One more comment is that Wasserstein distance is a measure of dissimilarity, and thus we usually talk about its minimization instead of maximization. OP seems asking a bound on Wasserstein distance for a general family. As you said in the comment, if the motivation is only a convex optimization problem, I was wondering if it could be re-phrase into a minimization problem by some sort of duality.

Reference

[Alfonsi&Jourdain]Alfonsi, Aurélien, and Benjamin Jourdain. "A remark on the optimal transport between two probability measures sharing the same copula." Statistics & Probability Letters 84 (2014): 131-134.

[Cuesta-Albertos et.al]Cuesta-Albertos, Juan A., Carlos Matrán Bea, and Jesús M. Rodríguez Rodríguez. "Shape of a distribution through the L2-Wasserstein distance." Distributions With Given Marginals and Statistical Modelling.
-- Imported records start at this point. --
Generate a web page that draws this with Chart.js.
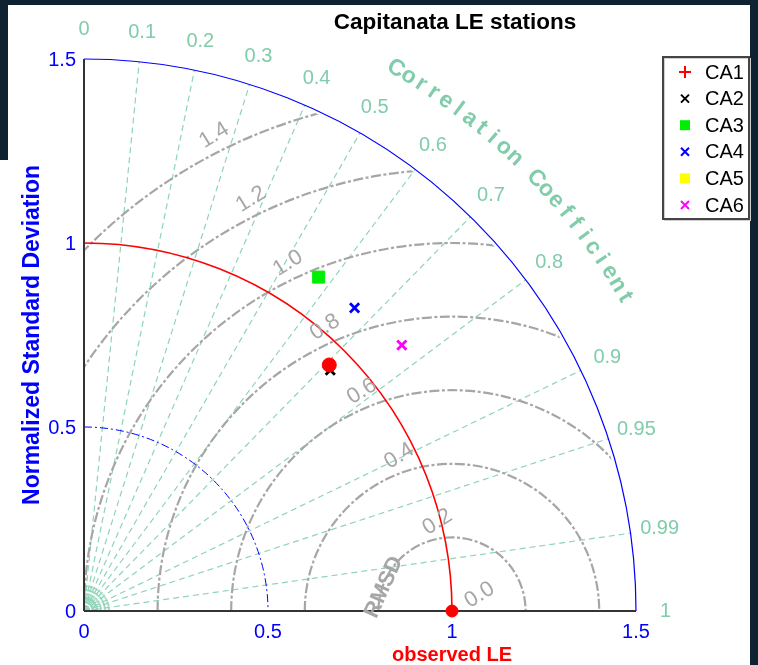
<!DOCTYPE html>
<html><head><meta charset="utf-8">
<script src="https://cdn.jsdelivr.net/npm/chart.js@4.4.1/dist/chart.umd.min.js"></script>
<style>html,body{margin:0;padding:0;background:#0e2232;overflow:hidden}canvas{display:block}</style>
</head><body><canvas id="c" width="758" height="665"></canvas>
<script>
// ---- data ----
const categories = ['CA1','CA2','CA3','CA4','CA5','CA6'];
const stdDev   = [0.944, 0.936, 1.109, 1.104, null, 1.126];
const corrCoef = [0.706, 0.715, 0.575, 0.666, null, 0.767];
const refStd = 1.0;
const stdTicks = [0, 0.5, 1, 1.5];
const stdTickLabels = ['0','0.5','1','1.5'];
const corrTicks = [0,0.1,0.2,0.3,0.4,0.5,0.6,0.7,0.8,0.9,0.95,0.99,1];
const corrTickLabels = ['0','0.1','0.2','0.3','0.4','0.5','0.6','0.7','0.8','0.9','0.95','0.99','1'];
const rmsdTicks = [0,0.2,0.4,0.6,0.8,1.0,1.2,1.4];
const rmsdTickLabels = ['0.0','0.2','0.4','0.6','0.8','1.0','1.2','1.4'];
const titleText = 'Capitanata LE stations';
const yTitle = 'Normalized Standard Deviation';
const xTitle = 'observed LE';
const corrTitle = 'Correlation Coefficient';

// ---- styles ----
const seriesColors = ['#ff0000','#000000','#00ee00','#0000ff','#ffff00','#ff00ff'];
const plotStyles = ['circle','crossRot','rect','crossRot','rect','crossRot'];
const legendStyles = ['cross','crossRot','rect','crossRot','rect','crossRot'];
const plotRadius = [7,6.5,8.5,6.5,8.5,6.5];
const F = '"Liberation Sans", Arial, Helvetica, sans-serif';
const TEAL = '#8fd4b8', TEAL_TXT = '#80ccab', GRAY = '#a6a6a6', BLUE = '#0000ff';

const datasets = categories.map((name,i)=>{
  const s = stdDev[i], r = corrCoef[i];
  const data = (s==null||r==null) ? [] : [{x: s*r, y: s*Math.sqrt(1-r*r)}];
  const isX = plotStyles[i]==='crossRot';
  return {label:name, data, pointStyle:plotStyles[i], radius:plotRadius[i],
    backgroundColor:seriesColors[i], borderColor:seriesColors[i],
    borderWidth: isX?2.8:1, clip:false};
});
datasets.push({label:'observed', data:[{x:refStd,y:0}], pointStyle:'circle', radius:6,
  backgroundColor:'#ff0000', borderColor:'#ff0000', borderWidth:1, clip:false});

const taylorPlugin = {
  id:'taylor',
  beforeDraw(chart){
    const c = chart.ctx;
    c.save();
    c.fillStyle='#0e2232'; c.fillRect(0,0,chart.width,chart.height);
    c.fillStyle='#ffffff'; c.fillRect(0,5,750,chart.height-5);
    c.fillStyle='#0e2232'; c.fillRect(0,0,8,160);
    c.restore();
  },
  beforeDatasetsDraw(chart){
    const c = chart.ctx, xs = chart.scales.x, ys = chart.scales.y;
    const P = (x,y)=>[xs.getPixelForValue(x), ys.getPixelForValue(y)];
    const L = v => xs.getPixelForValue(v)-xs.getPixelForValue(0);
    const [ox,oy] = P(0,0);
    const Rmax = L(1.5);
    c.save();
    // correlation lines
    c.strokeStyle=TEAL; c.lineWidth=1.2; c.setLineDash([6,4]);
    corrTicks.forEach(r=>{
      if(r<=0||r>=1) return;
      const [ex,ey] = P(1.5*r, 1.5*Math.sqrt(1-r*r));
      c.beginPath(); c.moveTo(ox,oy); c.lineTo(ex,ey); c.stroke();
    });
    // dense fan near origin
    c.setLineDash([2,2]); c.lineWidth=1;
    for(let k=1;k<30;k++){
      const a = k*Math.PI/60;
      const rr = L(0.075);
      c.beginPath(); c.moveTo(ox,oy); c.lineTo(ox+rr*Math.cos(a), oy-rr*Math.sin(a)); c.stroke();
    }
    c.setLineDash([]);
    c.fillStyle=TEAL; c.beginPath(); c.moveTo(ox,oy); c.arc(ox,oy,4,-Math.PI/2,0); c.closePath(); c.fill();
    // RMSD arcs clipped to the quadrant
    c.save();
    c.beginPath(); c.moveTo(ox,oy); c.arc(ox,oy,Rmax-3,-Math.PI/2,0); c.closePath(); c.clip();
    const [cx,cy] = P(refStd,0);
    c.strokeStyle=GRAY; c.lineWidth=2.2; c.setLineDash([10,2.5,3,2.5]);
    rmsdTicks.forEach(v=>{
      if(v<=0) return;
      c.beginPath(); c.arc(cx,cy,L(v),Math.PI,2*Math.PI); c.stroke();
    });
    c.restore();
    // std 0.5 dash-dot arc
    c.strokeStyle=BLUE; c.lineWidth=1; c.setLineDash([8,3,2,3]);
    c.beginPath(); c.arc(ox,oy,L(0.5),-Math.PI/2,0); c.stroke();
    // reference std arc
    c.setLineDash([]);
    c.strokeStyle='#ff0000'; c.lineWidth=1.6;
    c.beginPath(); c.arc(ox,oy,L(refStd),-Math.PI/2,0); c.stroke();
    // outer arc
    c.strokeStyle=BLUE; c.lineWidth=1.2;
    c.beginPath(); c.arc(ox,oy,Rmax,-Math.PI/2,0); c.stroke();
    // axes
    c.strokeStyle='#333333'; c.lineWidth=2;
    c.beginPath(); c.moveTo(ox,oy); c.lineTo(...P(1.5,0)); c.stroke();
    c.beginPath(); c.moveTo(ox,oy); c.lineTo(...P(0,1.5)); c.stroke();

    // std tick labels
    c.fillStyle=BLUE; c.font='20px '+F;
    c.textAlign='center'; c.textBaseline='middle';
    stdTicks.forEach((v,i)=>{ const [x,y]=P(v,0); c.fillText(stdTickLabels[i], x, y+21); });
    c.textAlign='right';
    stdTicks.forEach((v,i)=>{ const [x,y]=P(0,v); c.fillText(stdTickLabels[i], x-8, y+1); });
    // correlation labels
    c.fillStyle=TEAL_TXT; c.font='20px '+F; c.textAlign='center';
    corrTicks.forEach((r,i)=>{
      const [x,y]=P(1.58*r, 1.58*Math.sqrt(1-r*r));
      c.fillText(corrTickLabels[i], x, y);
    });
    // curved title
    c.font='bold 23px '+F;
    const a0 = 60.1*Math.PI/180, a1 = 30.1*Math.PI/180;
    const n = corrTitle.length;
    for(let i=0;i<n;i++){
      const a = a0 - (a0-a1)*i/(n-1);
      const rr = L(1.70);
      c.save();
      c.translate(ox+rr*Math.cos(a), oy-rr*Math.sin(a));
      c.rotate(Math.PI/2 - a);
      c.fillText(corrTitle[i],0,0);
      c.restore();
    }
    // RMSD labels along a line
    c.fillStyle=GRAY; c.font='22px '+F;
    const lx0 = 1.100, dir = 120*Math.PI/180;
    rmsdTicks.forEach((v,i)=>{
      const rad = v+0.045;
      const bx = lx0-refStd;
      const B = 2*bx*Math.cos(dir), C0 = bx*bx-rad*rad;
      const disc = B*B-4*C0;
      const t = disc>0 ? (-B+Math.sqrt(disc))/2 : -B/2;
      const [x,y] = P(lx0+t*Math.cos(dir), t*Math.sin(dir));
      c.save(); c.translate(x,y); c.rotate(-32*Math.PI/180);
      c.fillText(rmsdTickLabels[i],0,0); c.restore();
    });
    c.font='bold 22px '+F;
    { const [x,y]=P(0.815,0.065); c.save(); c.translate(x,y); c.rotate(-66*Math.PI/180); c.fillText('RMSD',0,0); c.restore(); }

    // titles
    c.fillStyle='#000'; c.font='bold 22.5px '+F; c.textAlign='center';
    c.fillText(titleText, 455, 23);
    c.fillStyle='#ff0000'; c.font='bold 20px '+F;
    { const [x]=P(refStd,0); c.fillText(xTitle, x, 655); }
    c.fillStyle=BLUE; c.font='bold 23px '+F;
    c.save(); c.translate(33, 335); c.rotate(-Math.PI/2); c.fillText(yTitle,0,0); c.restore();
    c.restore();
  },
  afterDatasetsDraw(chart){
    const c = chart.ctx;
    c.save();
    const bx=663, by=57, bw=86, bh=162;
    c.fillStyle='#ffffff'; c.fillRect(bx,by,bw,bh);
    c.strokeStyle='#cfcfcf'; c.lineWidth=1; c.strokeRect(bx+1.5,by+1.5,bw,bh);
    c.strokeStyle='#444444'; c.lineWidth=2; c.strokeRect(bx,by,bw,bh);
    c.font='20px '+F; c.textAlign='left'; c.textBaseline='middle';
    categories.forEach((name,i)=>{
      const y = 72 + i*26.6, x = 685;
      const col = seriesColors[i];
      c.strokeStyle=col; c.fillStyle=col; c.lineWidth=2;
      const st = legendStyles[i];
      c.beginPath();
      if(st==='cross'){ c.moveTo(x-6,y); c.lineTo(x+6,y); c.moveTo(x,y-6); c.lineTo(x,y+6); c.stroke(); }
      else if(st==='crossRot'){ c.moveTo(x-4,y-4); c.lineTo(x+4,y+4); c.moveTo(x+4,y-4); c.lineTo(x-4,y+4); c.stroke(); }
      else { c.fillRect(x-5,y-5,10,10); }
      c.fillStyle='#000'; c.fillText(name, 705, y+1);
    });
    c.restore();
  }
};

new Chart(document.getElementById('c').getContext('2d'), {
  type:'scatter',
  data:{datasets},
  options:{
    responsive:false, animation:false, devicePixelRatio:1, events:[],
    layout:{padding:{left:84,right:122,top:59,bottom:54}},
    scales:{
      x:{type:'linear',min:0,max:1.5,display:false},
      y:{type:'linear',min:0,max:1.5,display:false}
    },
    plugins:{legend:{display:false},title:{display:false},tooltip:{enabled:false}}
  },
  plugins:[taylorPlugin]
});
</script>
</body></html>
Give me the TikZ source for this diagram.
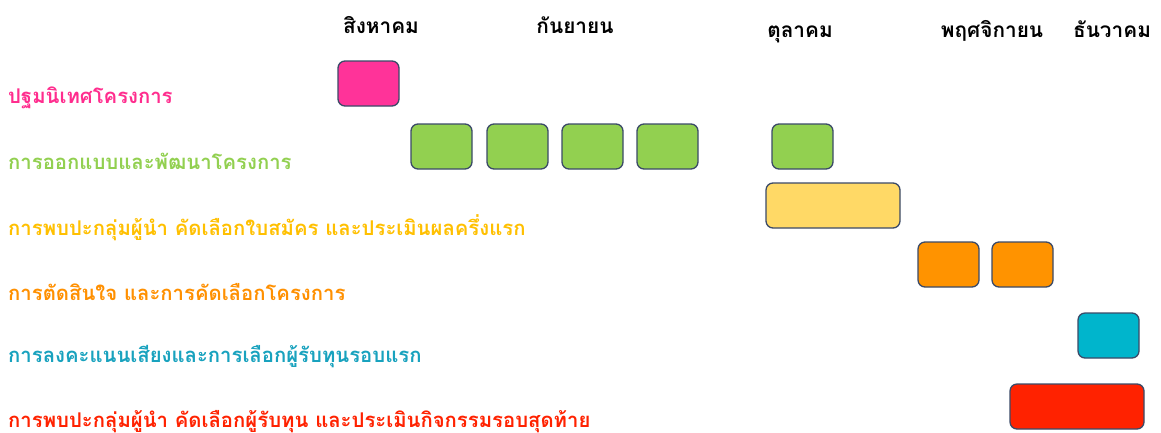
\documentclass[tikz,border=0pt]{standalone}
\usepackage{fontspec}
\newfontfamily\thai[Script=Thai]{Loma}
\definecolor{bordc}{HTML}{3B4A68}
\definecolor{cpink}{HTML}{FF3399}
\definecolor{cgreen}{HTML}{92D050}
\definecolor{cyellow}{HTML}{FFD966}
\definecolor{corange}{HTML}{FF9300}
\definecolor{cteal}{HTML}{00B5CC}
\definecolor{cred}{HTML}{FF2200}
\definecolor{tpink}{HTML}{FF2D8E}
\definecolor{tgreen}{HTML}{92D050}
\definecolor{tyellow}{HTML}{FFC000}
\definecolor{torange}{HTML}{FF9000}
\definecolor{tteal}{HTML}{18A2BE}
\definecolor{tred}{HTML}{FF2200}
\tikzset{
  bar/.style={draw=bordc, line width=1.3pt, rounded corners=7pt},
  month/.style={font=\thai\bfseries\fontsize{20.8}{22}\selectfont, text=black, inner sep=0pt, anchor=base},
  task/.style={font=\thai\bfseries\fontsize{20.3}{22}\selectfont, inner sep=0pt, anchor=base west},
}
\begin{document}
\begin{tikzpicture}[x=1pt,y=-1pt]
\useasboundingbox (0,0) rectangle (1161,432);
\fill[white] (0,0) rectangle (1161,432);
% months
\node[month] (m8) at (381,33) {สิงหาคม};
\node[month] (m9) at (575,33) {กันยายน};
\node[month] (m10) at (800,37) {ตุลาคม};
\node[month] (m11) at (992,37) {พฤศจิกายน};
\node[month] (m12) at (1112,37) {ธันวาคม};
% tasks
\node[task, text=tpink] (t1) at (8,103) {ปฐมนิเทศโครงการ};
\node[task, text=tgreen] (t2) at (8,169) {การออกแบบและพัฒนาโครงการ};
\node[task, text=tyellow] (t3) at (8,235) {การพบปะกลุ่มผู้นำ คัดเลือกใบสมัคร และประเมินผลครึ่งแรก};
\node[task, text=torange] (t4) at (8,300) {การตัดสินใจ และการคัดเลือกโครงการ};
\node[task, text=tteal] (t5) at (8,362) {การลงคะแนนเสียงและการเลือกผู้รับทุนรอบแรก};
\node[task, text=tred] (t6) at (8,427) {การพบปะกลุ่มผู้นำ คัดเลือกผู้รับทุน และประเมินกิจกรรมรอบสุดท้าย};
% bars
\draw[bar, fill=cpink] (338,61) rectangle (399,106);
\draw[bar, fill=cgreen] (411,124) rectangle (472,169);
\draw[bar, fill=cgreen] (487,124) rectangle (548,169);
\draw[bar, fill=cgreen] (562,124) rectangle (623,169);
\draw[bar, fill=cgreen] (637,124) rectangle (698,169);
\draw[bar, fill=cgreen] (772,124) rectangle (833,169);
\draw[bar, fill=cyellow] (766,183) rectangle (900,228);
\draw[bar, fill=corange] (918,242) rectangle (979,287);
\draw[bar, fill=corange] (992,242) rectangle (1053,287);
\draw[bar, fill=cteal] (1078,313) rectangle (1139,358);
\draw[bar, fill=cred] (1010,384) rectangle (1144,429);
\end{tikzpicture}
\end{document}
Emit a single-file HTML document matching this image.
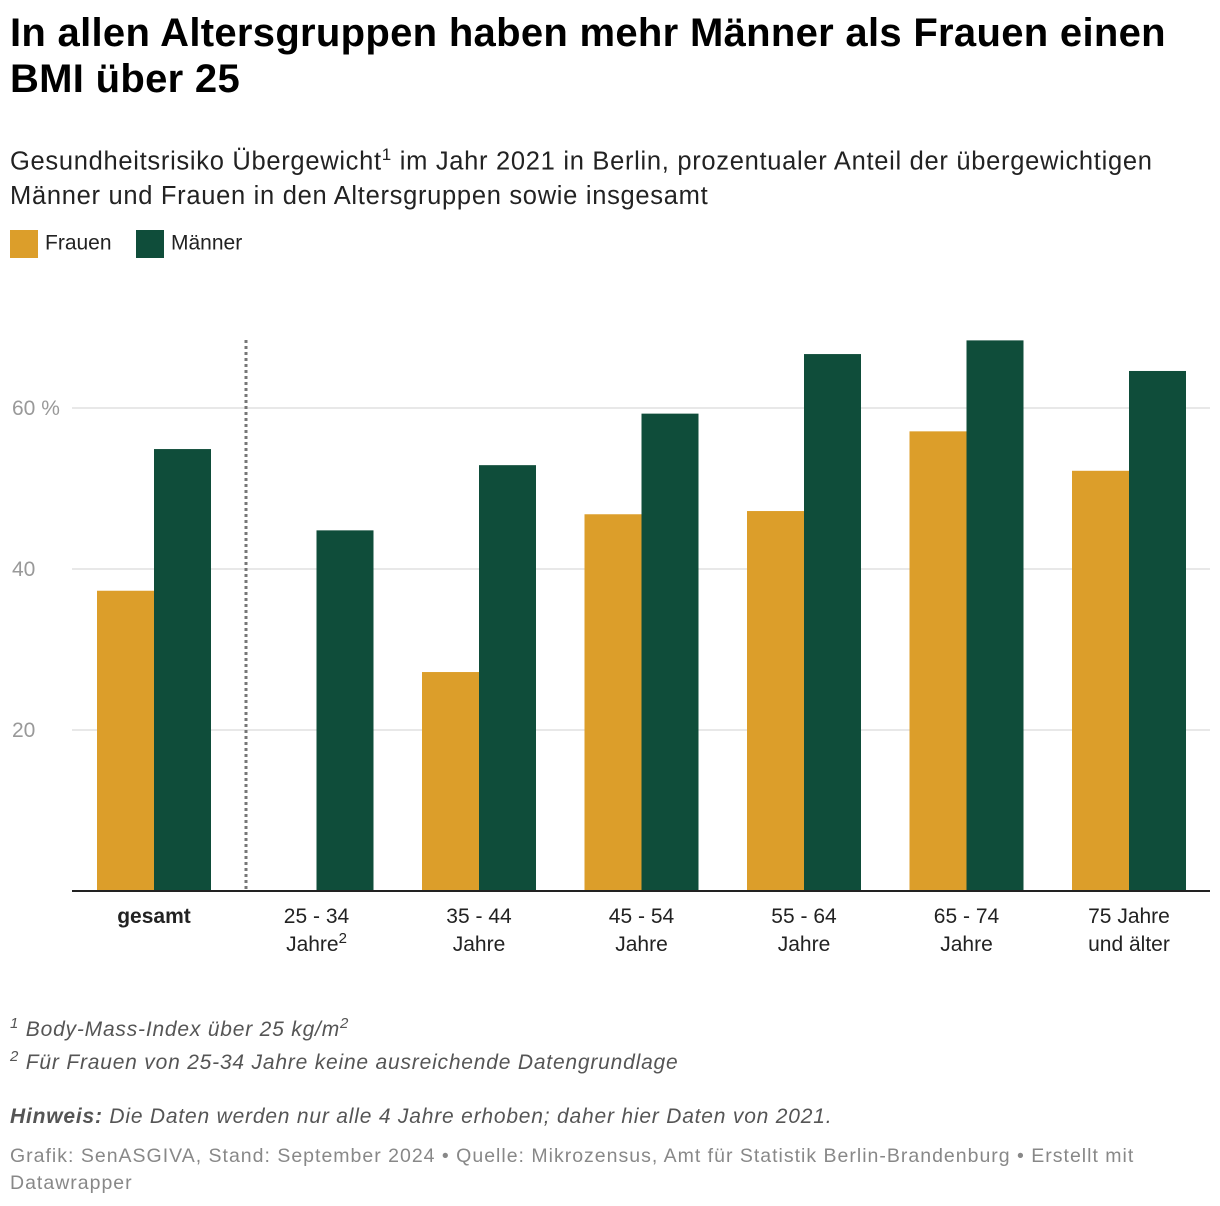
<!DOCTYPE html>
<html><head><meta charset="utf-8"><style>
body{margin:0;background:#fff;width:1220px;height:1206px;overflow:hidden;font-family:"Liberation Sans",sans-serif;color:#000;position:relative}
.t{position:absolute;left:10px;top:10px;font-size:40px;font-weight:bold;line-height:46px;width:1210px;white-space:nowrap;letter-spacing:0.3px}
.s{position:absolute;left:10px;top:138px;font-size:25.5px;line-height:34px;color:#222;width:1210px;white-space:nowrap;letter-spacing:0.7px}
.lg{position:absolute;top:230px;font-size:21px;color:#222}
.sw{display:inline-block;width:28px;height:28px;vertical-align:middle;margin-right:7px}
.n{position:absolute;left:10px;font-size:21px;font-style:italic;color:#555;letter-spacing:0.8px;white-space:nowrap}
.f{position:absolute;left:10px;top:1143px;font-size:19.5px;color:#888;line-height:27px;width:1200px;letter-spacing:1px;white-space:nowrap}
</style></head><body>
<div class="t">In allen Altersgruppen haben mehr Männer als Frauen einen<br>BMI über 25</div>
<div class="s">Gesundheitsrisiko Übergewicht<sup style="font-size:17px">1</sup> im Jahr 2021 in Berlin, prozentualer Anteil der übergewichtigen<br>Männer und Frauen in den Altersgruppen sowie insgesamt</div>
<div class="lg" style="left:10px"><span class="sw" style="background:#dc9e2a"></span>Frauen</div>
<div class="lg" style="left:136px"><span class="sw" style="background:#0f4d3a"></span>Männer</div>
<svg id="c" width="1220" height="1000" style="position:absolute;left:0;top:0"></svg>
<div class="n" style="top:1015px"><sup style="font-size:15px">1</sup> Body-Mass-Index über 25 kg/m<sup style="font-size:15px">2</sup></div>
<div class="n" style="top:1048px"><sup style="font-size:15px">2</sup> Für Frauen von 25-34 Jahre keine ausreichende Datengrundlage</div>
<div class="n" style="top:1105px"><b>Hinweis:</b> Die Daten werden nur alle 4 Jahre erhoben; daher hier Daten von 2021.</div>
<div class="f">Grafik: SenASGIVA, Stand: September 2024 • Quelle: Mikrozensus, Amt für Statistik Berlin-Brandenburg • Erstellt mit<br>Datawrapper</div>
<script>
const categories=[["gesamt"],["25 - 34","Jahre²"],["35 - 44","Jahre"],["45 - 54","Jahre"],["55 - 64","Jahre"],["65 - 74","Jahre"],["75 Jahre","und älter"]];
const frauen=[37.3,null,27.2,46.8,47.2,57.1,52.2];
const maenner=[54.9,44.8,52.9,59.3,66.7,68.4,64.6];
const ticks=[20,40,60];
const svg=document.getElementById('c');const NS='http://www.w3.org/2000/svg';
const y=v=>891-v*8.05;const cx=i=>154+i*162.5;const bw=57;
function mk(t,a){const e=document.createElementNS(NS,t);for(const k in a)e.setAttribute(k,a[k]);svg.appendChild(e);return e;}
ticks.forEach(t=>{
 const l=mk('line',{x1:72,x2:1210,y1:y(t),y2:y(t),stroke:'#e0e0e0','stroke-width':1.5});
 
 
 const tx=mk('text',{x:12,y:y(t)+7,'font-size':21,fill:'#999'});tx.textContent=t+(t===60?' %':'');
 
 
});
const sep=mk('line',{x1:246,x2:246,y1:340,y2:891,stroke:'#777','stroke-width':3,'stroke-dasharray':'3,3'});


categories.forEach((c,i)=>{
 if(frauen[i]!=null){const r=mk('rect',{x:cx(i)-bw,y:y(frauen[i]),width:bw,height:891-y(frauen[i]),fill:'#dc9e2a'});
 
 }
 const m=mk('rect',{x:cx(i),y:y(maenner[i]),width:bw,height:891-y(maenner[i]),fill:'#0f4d3a'});
 
 
 c.forEach((s,j)=>{const tx=mk('text',{x:cx(i),y:923+j*28,'font-size':21,'text-anchor':'middle',fill:'#222','font-weight':i===0?'bold':'normal'});
  if(s.endsWith('²')){tx.textContent=s.slice(0,-1);const ts=document.createElementNS(NS,'tspan');ts.setAttribute('dy',-8);ts.setAttribute('font-size',15);ts.textContent='2';tx.appendChild(ts);}else tx.textContent=s;
  
  });
});
const b=mk('line',{x1:72,x2:1210,y1:891,y2:891,stroke:'#222','stroke-width':2});


</script>
</body></html>
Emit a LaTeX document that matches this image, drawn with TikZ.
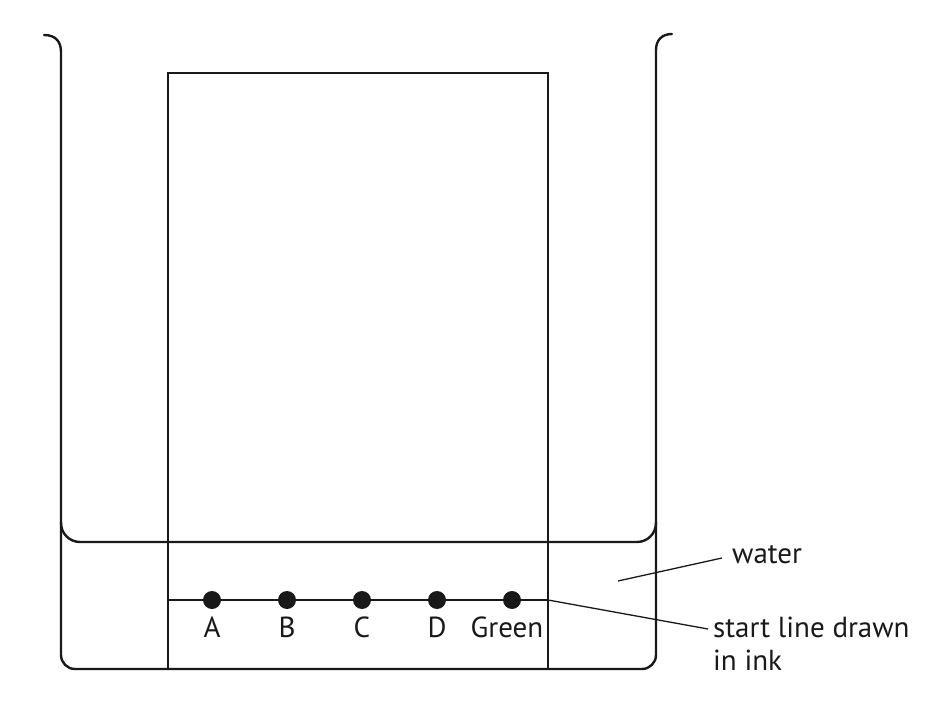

Springer Netherlands, 2002. 51-61.

[Ambrosio et.al]Ambrosio, Luigi, Nicola Gigli, and Giuseppe Savaré. "Gradient flows with metric and differentiable structures, and applications to the Wasserstein space." Atti della Accademia Nazionale dei Lincei. Classe di Scienze Fisiche, Matematiche e Naturali. Rendiconti Lincei. Matematica e Applicazioni 15.3-4 (2004): 327-343.


I think I have an answer for the case p = 1, K = 2. I write "I think" because my computation does not coincide with the example values for $N=4$ posted earlier by OP in a comment, but I really cannot find any error in my proof, so I wanted to share it.

As already mentioned, we only need to consider permutation measures of the form $\mu = \sum_{i=1}^N \frac{1}{N} \delta_{i,\sigma(i)}$, since these are the extremal points of the set we optimize over.

For any such $\mu$, we can define a coupling $\pi$ by $\pi_{(i,\sigma(i)),(i,j)} = 1/N^2$ for $i,j \in \{1,...,N\}$ and $\pi_{(i,j),(i',j')} = 0$, if $i,j,i',j'$ are not of the form as before. That this is an admissible coupling in the definition of $W_1$ is trivial. The corresponding "value" is $$ \sum_{1\leq i,j,i',j' \leq N} ||(i,j)-(i',j')||_1 \pi_{(i,j),(i',j')} = \sum_{1 \leq i,j' \leq N} |\sigma(i) - j'| \frac{1}{N^2}. $$ We further show that this value is minimal if $\mu$ is the monotonic or comonotonic measure, which will yield the claim. I only show this for the monotonic case, $\mu = \frac{1}{N}\sum_{i=1}^N \delta_{i,i}$. Then for any admissible coupling $\hat{\pi}$, by the constraints in the calculation of the Wasserstein distances, we see \begin{align*} \sum_{1\leq i,j,i',j' \leq N} ||(i,j)-(i',j')||_1 \hat{\pi}_{(i,j),(i',j')} =& \sum_{1\leq i',j' \leq N} \sum_{1 \leq i \leq N} ||(i,i)-(i',j')||_1 \hat{\pi}_{(i,i),(i',j')} \\ \geq& \sum_{1\leq i',j' \leq N} \sum_{1 \leq i \leq N} ||(i',i')-(i',j')||_1 \hat{\pi}_{(i,i),(i',j')}\\ =&\sum_{1\leq i',j' \leq N} |i'-j'| \frac{1}{N^2}, \end{align*} where the inequality is elementwise and the last term corresponds to the value for the coupling $\pi$.

Note that this only shows that monotonic/comonotonic measures are maximizers, but not that these are the only maximizers.